You're right, at the end of the day it comes down to trust. Microsoft's behaviour in this case - making it hard to disable telemetry, being vague about collection details and unresponsive to questions - means that it's hard to trust them. In a hypothetical world where they were upfront with what was collected, responsive to questions, and allowed users to disable all data gathering easily the same feature set might be easier to swallow.

Edit: I forgot to mention how aggressively Microsoft has been shoving Windows 10 down user's throat. I've had several non-technical friends end up with Windows 10 by mistake (and against their wishes) - another sign that Microsoft doesn't give a shit about users' wishes.

I'm talking about MSDN, not their privacy policy.
TechNet not MSDN.
Thanks, I don't actually know whether that's a subset but it's certainly more specific.
Rational or not, it's somehow creepier when an OS is doing it, as opposed to most of the crunching being done on Google's servers.

If you have any feeling at all for how an OS operates, Windows 10 with default settings has the air of someone creepily muttering to themselves and fidgeting with something under the table (half the time some component is eating 20% of the CPU). Then the second you walk away they spring up and maniacally run into a closet and commence making mysterious banging noises (walk away and some component spins up to 100% CPU and stays there, fans commence howling). You walk back into the room and there they are - sitting, red, panting, comically failing at looking nonchalant. It's a unique combination of creepy and comical, all in all.

Whereas with Google docs, you really have to know what you're looking for to see manifestations of all the tracking, though of course that doesn't make it better.

The "its on the web argument" has a technical backing to it. Google own's their own servers, and understands what their own hardware and software is doing. Collecting metrics on all that makes sense.

It is when you change it to an individual level that it becomes problematic. Instead of talking about what is happening with a product across all users, you are now talking about what a specific person is doing.

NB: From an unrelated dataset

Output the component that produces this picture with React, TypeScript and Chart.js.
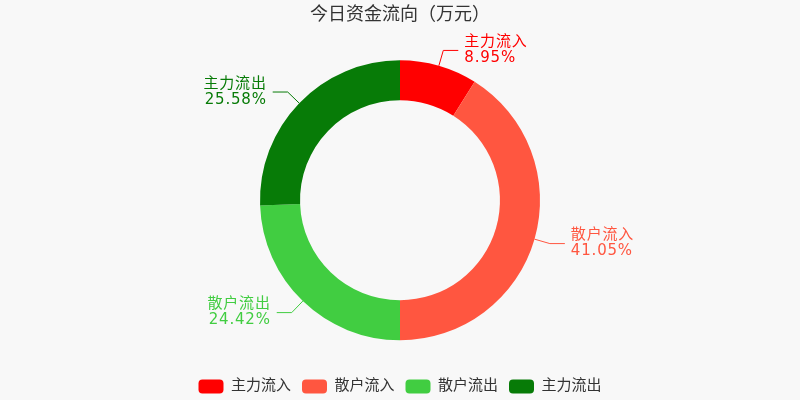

And that is why tracking at the OS level is more problematic than at a web server level - by definition, my OS is personal usage.

I'm actually more annoyed by gmail tracking than windows tracking.

It seems I can disable the windows tracking. Microsoft can spy on others, but if can opt out I don't care that much, it is just one more annoying default to change when I use a new machine like unchecking the "hide known extensions".

I run my own mail server. But gmail, yahoo and hotmail represent like 99% of my personal contacts. That means that these three companies have pretty much access to all of my personal emails, with personally identifiable information (my first name, last name, email address) and I have no way to opt out, other than convincing my contacts to stop using these services (good luck with that!). I didn't ask for that tracking. I do not agree with google having access to my emails, I did not agree to google's terms and conditions. I am not a gmail customer. But my private correspondence is still recorded by gmail.

It's expected with gmail (although I don't like it) because every interaction I have with gmail is sent over the wire to google's servers. That isn't the case with my operating system.